SELinux policy definition for Android system service: how to setup?

GPS picture GPS · Nov 18, 2015 · Viewed 11.4k times · Source

I had earlier written a standalone daemon to access a custom device (/dev/mydev0). Looking at AOSP source, I figured I needed setup policies in following files to make it work:

new file device.te containing:

type mydev_device, dev_type;

new file mydevsrvc.te containing

# service flash_recovery in init.rc
type mydevsrvc_type, domain;
type mydevsrvc_type_exec, exec_type, file_type;

init_daemon_domain(mydevsrvc_type)

allow mydevsrvc_type mydev_device:chr_file rw_file_perms;

edited file_contexts to add:

/dev/mydev[0-9]*    u:object_r:mydev_device:s0

edited service_contexts to add:

mydevsrvc                  u:object_r:mydevsrvc_type:s0

And started the daemon by editing init.flo.rc to include these lines:

service mydevsrvc /system/bin/mydevsrvc
    class main
    user system
    group system
    seclabel u:r:mydevsrvc_type:s0
    oneshot

Now, I need to access the device in android apps, so I must change the daemon into an android system service.
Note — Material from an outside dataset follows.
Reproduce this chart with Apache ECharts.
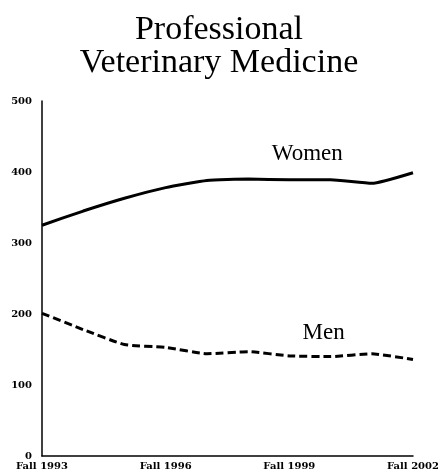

I can startup the service (thread) using BOOT_COMPLETED intent as explained in a previous question

I am not able to figure out how to setup SELinux policies so that this java service is also able to access the dev file.

[Update] I have continued using privileged daemon for this purpose. My java service connects to daemon through sockets. I don't have a better solution.

Answer

GPS picture GPS · Jan 12, 2018

I finally figured out the answer. Posting it here, because there sure will be SEPolicy noobs like me looking for similar answers.

For this work, I needed to be able to access my device file from my java app that implements my service.

I needed to add following rule in my sepolicy directory, in a new file:

allow system_app mydev_device:chr_file rw_file_perms;

Also, needed to make my service app run in system_app domain. For this, I need to:

  1. Install in priv_app during Android build.
  2. Sign it with platform key
  3. Declare shared user id in manifest: android.uid.system. I found that without this, app runs in platform-app domain and wasn't able to access my device file even with corresponding change in SEPolicy rule. Not sure why though, I didn't bother to debug.

It might also be possible to run my Service app in mydevsrvc_type domain. I didn't find out how to do that, or whether that will work.